The Philosophy of Andy Warhol (1975)

For all his masks, truth-as-quips, posturing, disingenuousness, I feel some of Andy Warhol the person comes through in this book. It’s also really funny. He outs himself as a serious sugar fiend (being rich means having money to buy candy), often refers to his burning desire to have his own TV show called “Nothing Special” (why didn’t they give that man a TV show?!). He confesses a preference for “Talkers” over “Beauties” (Talkers do, Beauties are), for bad performances over good performances (it’s impossible for bad performances to be phony), an obsession with perfumes, trapping memories through scent.. I do think his love of all things American is genuine. (Wikipedia informs: “The Philosophy was ghostwritten by Warhol’s secretary Pat Hackett and Interview magazine editor Bob Colacello. Much of the material is drawn from conversations Warhol had taped between himself and Colacello and Brigid Berlin.”)

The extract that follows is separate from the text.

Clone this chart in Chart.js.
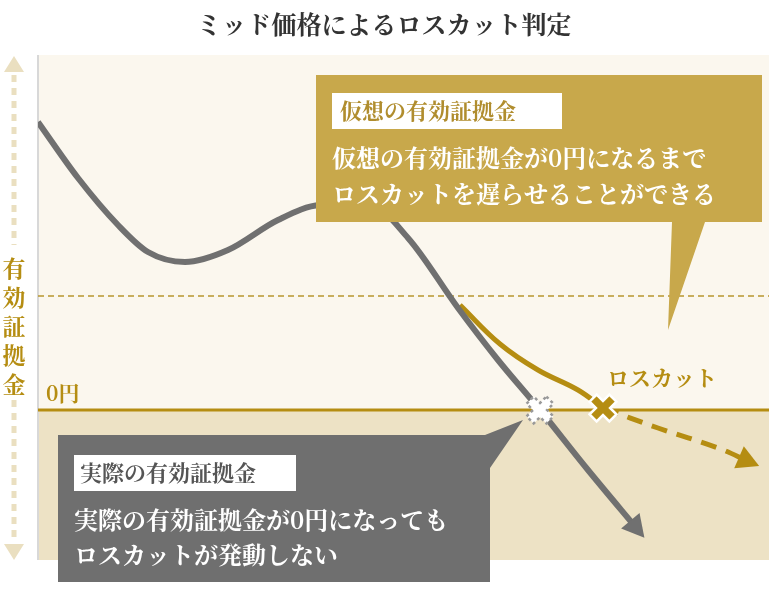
<!DOCTYPE html><html><head><meta charset="utf-8">
<script src="https://cdn.jsdelivr.net/npm/chart.js@4"></script>
<style>html,body{margin:0;background:#fff}#w{width:769px;height:603px}</style></head><body><div id="w"><canvas id="c"></canvas></div>
<script>
const titleText="ミッド価格によるロスカット判定";
const actualX=[0,40,80,110,147,190,240,282,330,370,420,460,502,550,600];
const actualY=[288,232,185,158,148,160,190,205,206,172,102,50,0,-60,-120];
const virtSolidX=[422,462,500,540,565];
const virtSolidY=[105,66,40,20,2];
const virtDashX=[565,620,680,712];
const virtDashY=[2,-18,-38,-52];
const marginLevel=114;
const zeroLevel=0;
const F='"Noto Serif CJK JP","Noto Sans CJK JP",serif';
const GOLD='#b58d12',GRAY='#707070';
function pts(xs,ys){return xs.map((x,i)=>({x,y:ys[i]}));}
function arrowHead(ctx,meta,color){const p=meta.data,a=p[p.length-1],b=p[p.length-2];const ang=Math.atan2(a.y-b.y,a.x-b.x);ctx.save();ctx.fillStyle=color;ctx.translate(a.x,a.y);ctx.rotate(ang);ctx.beginPath();ctx.moveTo(10,0);ctx.lineTo(-12,-12);ctx.lineTo(-12,12);ctx.closePath();ctx.fill();ctx.restore();}
function xMark(ctx,x,y,fill,stroke,dashed){ctx.save();ctx.translate(x,y);ctx.rotate(Math.PI/4);ctx.beginPath();const a=5,b=14;ctx.moveTo(-a,-b);ctx.lineTo(a,-b);ctx.lineTo(a,-a);ctx.lineTo(b,-a);ctx.lineTo(b,a);ctx.lineTo(a,a);ctx.lineTo(a,b);ctx.lineTo(-a,b);ctx.lineTo(-a,a);ctx.lineTo(-b,a);ctx.lineTo(-b,-a);ctx.lineTo(-a,-a);ctx.closePath();ctx.fillStyle=fill;ctx.fill();ctx.lineWidth=2.5;ctx.strokeStyle=stroke;if(dashed)ctx.setLineDash([3,3]);ctx.stroke();ctx.restore();}
const deco={id:'deco',
beforeDraw(c){const ctx=c.ctx,a=c.chartArea,y=c.scales.y,z=y.getPixelForValue(zeroLevel);ctx.save();ctx.fillStyle='#fbf7ee';ctx.fillRect(a.left,a.top,a.right-a.left,z-a.top);ctx.fillStyle='#ede2c5';ctx.fillRect(a.left,z,a.right-a.left,a.bottom-z);ctx.strokeStyle='#d8d8d8';ctx.lineWidth=2;ctx.beginPath();ctx.moveTo(a.left,a.top);ctx.lineTo(a.left,a.bottom);ctx.stroke();
ctx.strokeStyle='#b8962e';ctx.lineWidth=1.5;ctx.setLineDash([6,4]);const m=y.getPixelForValue(marginLevel);ctx.beginPath();ctx.moveTo(a.left,m);ctx.lineTo(a.right,m);ctx.stroke();ctx.setLineDash([]);ctx.strokeStyle=GOLD;ctx.lineWidth=3;ctx.beginPath();ctx.moveTo(a.left,z);ctx.lineTo(a.right,z);ctx.stroke();
ctx.fillStyle='#333';ctx.font='bold 25px '+F;ctx.textAlign='center';ctx.textBaseline='middle';ctx.fillText(titleText,384,24);
ctx.fillStyle=GOLD;ctx.font='bold 21px '+F;ctx.textAlign='left';ctx.fillText('0円',46,393);
const chars='有効証拠金';ctx.textAlign='center';ctx.font='bold 23px '+F;chars.split('').forEach((ch,i)=>ctx.fillText(ch,14,268+i*29));
ctx.strokeStyle='#eadfc0';ctx.lineWidth=5;ctx.setLineDash([7,6]);ctx.beginPath();ctx.moveTo(14,75);ctx.lineTo(14,245);ctx.moveTo(14,400);ctx.lineTo(14,540);ctx.stroke();ctx.setLineDash([]);ctx.fillStyle='#eadfc0';ctx.beginPath();ctx.moveTo(14,56);ctx.lineTo(4,72);ctx.lineTo(24,72);ctx.fill();ctx.beginPath();ctx.moveTo(14,560);ctx.lineTo(4,544);ctx.lineTo(24,544);ctx.fill();ctx.restore();},
afterDatasetsDraw(c){const ctx=c.ctx,x=c.scales.x,y=c.scales.y;arrowHead(ctx,c.getDatasetMeta(0),GRAY);arrowHead(ctx,c.getDatasetMeta(2),GOLD);
xMark(ctx,x.getPixelForValue(502),y.getPixelForValue(0),'#fff','#999',true);xMark(ctx,x.getPixelForValue(565),y.getPixelForValue(2),GOLD,'#fff',false);
ctx.save();ctx.fillStyle=GOLD;ctx.font='bold 22px '+F;ctx.textBaseline='middle';ctx.fillText('ロスカット',607,378);
ctx.fillStyle='#c8a84b';ctx.beginPath();ctx.moveTo(316,75);ctx.lineTo(762,75);ctx.lineTo(762,222);ctx.lineTo(705,222);ctx.lineTo(668,330);ctx.lineTo(672,222);ctx.lineTo(316,222);ctx.closePath();ctx.fill();
ctx.fillStyle='#fff';ctx.fillRect(332,93,230,36);ctx.fillStyle='#b08d2e';ctx.font='bold 22px '+F;ctx.fillText('仮想の有効証拠金',340,111);
ctx.fillStyle='#fff';ctx.font='bold 24px '+F;ctx.fillText('仮想の有効証拠金が0円になるまで',332,158);ctx.fillText('ロスカットを遅らせせることができる'.replace('せせ','せ'),332,194);
ctx.fillStyle='#6f6f6f';ctx.beginPath();ctx.moveTo(58,435);ctx.lineTo(485,435);ctx.lineTo(523,420);ctx.lineTo(490,468);ctx.lineTo(490,582);ctx.lineTo(58,582);ctx.closePath();ctx.fill();
ctx.fillStyle='#fff';ctx.fillRect(74,455,222,36);ctx.fillStyle='#555';ctx.font='bold 22px '+F;ctx.fillText('実際の有効証拠金',80,473);
ctx.fillStyle='#fff';ctx.font='bold 24px '+F;ctx.fillText('実際の有効証拠金が0円になっても',74,520);ctx.fillText('ロスカットが発動しない',74,555);ctx.restore();}};
new Chart(document.getElementById('c'),{type:'line',data:{datasets:[
{data:pts(actualX,actualY),borderColor:GRAY,borderWidth:6,tension:0.4,pointRadius:0,cubicInterpolationMode:'monotone'},
{data:pts(virtSolidX,virtSolidY),borderColor:GOLD,borderWidth:5,tension:0.4,pointRadius:0},
{data:pts(virtDashX,virtDashY),borderColor:GOLD,borderWidth:5,borderDash:[16,10],tension:0.4,pointRadius:0}]},
options:{responsive:true,maintainAspectRatio:false,animation:false,layout:{padding:{left:38,top:55,right:0,bottom:43}},
plugins:{legend:{display:false},tooltip:{enabled:false}},
scales:{x:{type:'linear',display:false,min:0,max:731},y:{display:false,min:-150,max:355}}},plugins:[deco]});
</script></body></html>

My favorite parts: a chapter on art, describing an heiress trying to live out her “art fantasy” with him by describing him as having taken serious risks with his art. He replies that anyone who cuts salami (for example) is taking a risk (of cutting themselves) and that she’s insulting stuntmen, babysitters, the men who landed on D-Day (etc.), because they really know what it means to take a risk, not artists. The last chapter, which describes him dragging one of his snobby young Factory employees with him to buy underwear at Macy’s is wonderful, too.

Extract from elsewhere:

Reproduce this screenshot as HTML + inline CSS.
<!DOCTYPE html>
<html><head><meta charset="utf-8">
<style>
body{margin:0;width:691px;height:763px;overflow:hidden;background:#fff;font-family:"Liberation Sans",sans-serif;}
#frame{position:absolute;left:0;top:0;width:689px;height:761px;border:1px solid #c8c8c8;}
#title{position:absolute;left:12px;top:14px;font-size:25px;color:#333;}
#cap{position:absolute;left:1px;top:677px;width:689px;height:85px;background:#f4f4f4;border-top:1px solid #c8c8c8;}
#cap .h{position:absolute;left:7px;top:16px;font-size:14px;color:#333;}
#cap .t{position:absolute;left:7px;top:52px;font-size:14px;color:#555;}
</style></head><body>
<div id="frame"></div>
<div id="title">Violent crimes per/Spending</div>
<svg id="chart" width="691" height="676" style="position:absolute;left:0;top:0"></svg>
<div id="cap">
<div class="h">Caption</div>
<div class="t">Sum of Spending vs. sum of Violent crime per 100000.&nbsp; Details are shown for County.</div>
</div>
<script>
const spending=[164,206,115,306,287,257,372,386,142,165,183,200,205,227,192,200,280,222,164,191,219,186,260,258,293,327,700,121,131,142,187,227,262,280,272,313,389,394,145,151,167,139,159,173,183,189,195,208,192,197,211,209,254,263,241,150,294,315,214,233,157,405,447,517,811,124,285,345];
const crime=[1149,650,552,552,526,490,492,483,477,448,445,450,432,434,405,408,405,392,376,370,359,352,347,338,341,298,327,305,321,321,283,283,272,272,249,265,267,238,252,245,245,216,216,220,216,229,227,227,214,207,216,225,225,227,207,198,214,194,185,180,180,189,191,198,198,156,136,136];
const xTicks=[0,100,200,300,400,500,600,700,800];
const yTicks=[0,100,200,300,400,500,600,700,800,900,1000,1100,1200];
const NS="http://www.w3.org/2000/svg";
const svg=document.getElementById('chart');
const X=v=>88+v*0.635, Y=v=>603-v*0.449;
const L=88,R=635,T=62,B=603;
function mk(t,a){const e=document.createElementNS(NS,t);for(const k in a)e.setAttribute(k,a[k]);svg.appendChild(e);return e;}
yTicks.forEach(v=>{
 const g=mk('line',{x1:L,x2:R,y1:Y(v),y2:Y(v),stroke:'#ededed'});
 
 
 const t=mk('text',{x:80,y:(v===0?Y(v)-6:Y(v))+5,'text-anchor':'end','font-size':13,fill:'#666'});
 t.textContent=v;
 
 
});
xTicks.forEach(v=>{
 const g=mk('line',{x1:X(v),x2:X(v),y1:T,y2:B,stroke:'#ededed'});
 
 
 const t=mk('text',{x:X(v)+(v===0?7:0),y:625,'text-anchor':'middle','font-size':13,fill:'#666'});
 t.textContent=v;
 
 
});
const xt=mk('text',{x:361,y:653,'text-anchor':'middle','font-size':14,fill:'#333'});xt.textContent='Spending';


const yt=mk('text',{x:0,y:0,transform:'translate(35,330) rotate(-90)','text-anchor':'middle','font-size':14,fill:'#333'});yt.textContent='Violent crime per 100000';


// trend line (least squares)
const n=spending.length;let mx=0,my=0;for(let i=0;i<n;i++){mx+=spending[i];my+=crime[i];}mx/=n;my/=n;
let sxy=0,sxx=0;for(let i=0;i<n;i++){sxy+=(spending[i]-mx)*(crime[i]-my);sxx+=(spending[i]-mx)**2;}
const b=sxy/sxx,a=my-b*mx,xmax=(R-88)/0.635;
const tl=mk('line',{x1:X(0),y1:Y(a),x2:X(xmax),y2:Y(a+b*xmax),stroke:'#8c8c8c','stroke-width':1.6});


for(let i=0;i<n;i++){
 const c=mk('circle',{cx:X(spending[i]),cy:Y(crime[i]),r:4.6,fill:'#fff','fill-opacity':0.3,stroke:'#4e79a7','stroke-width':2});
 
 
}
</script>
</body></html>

Sometimes he speaks in the poetic, and by that I mean he describes an idea centered on an image rather than on a rational, explanatory system. For example, on space:

“My ideal city would be one long Main Street with no cross streets or side streets to jam up traffic. Just one long one-way street. With one tall vertical building where everybody lived with:

  One elevator

  One doorman

  One mailbox

  One washing machine

  One garbage can

  One tree out front

  One movie theater next door

"Main street would be very, very wide, and all you’d have to say to someone to make them feel good is, ‘I saw you on Main Street today.’

"And you’d fill you car up with gas and drive across the street.”

Etc. This isn’t meant literally. People wanted to take him literally which is why he made them angry.

There is a cold-blooded edge to parts of it, the posture is that sex and emotions are a waste of energy, which is also him being self-deprecating in a way, funny. He describes himself as having hurried along his development (dying his hair gray at age 24) so that he could have old problems instead of young problems (which involve more sex and emotions). He puts it in terms of movies vs. television. Movies are intense real emotions; TV is always on, you are always doing something else when watching TV, it’s a drone. He prefers TV. He refers to his tape-recorder as his wife. He’s prescient about describing emotions in terms of chemicals. He never addresses his sexuality.

He has a chapter on Love, which is subtitled “The Fall and Rise of My Favorite Sixties Girl”. It’s a thinly veiled portrait of Edie Sedgwick (he refers to her as “Taxi”), and it’s really mean. He essentially paints himself as always having been simply been fascinated with her in a traffic accident sort of way & describes her as manipulative, selfish and dirty (literally). He puts down any sort of fashion acumen she may have had by attributing her style simply to her being cheap (hence the miniskirts) & attempting to shock her parents. His whole attitude is detached. But by preceding the chapter with the following, in a way, he’s owning his own lack of compassion:

“During the 60s, I think, people forgot what emotions were supposed to be. And I don’t think they’ve ever remembered. I think that once you see emotions from a  certain angle you can never think of them as real again. That’s what more or less happened to me.

"I don’t really know if I was ever capable of love, but after the 60s I never thought in terms of ‘love’ again

"However, I became what you might call fascinated by certain people. One person in the 60s fascinated me more than anybody I had ever known. And the fascination I experienced was probably very close to a certain kind of love.”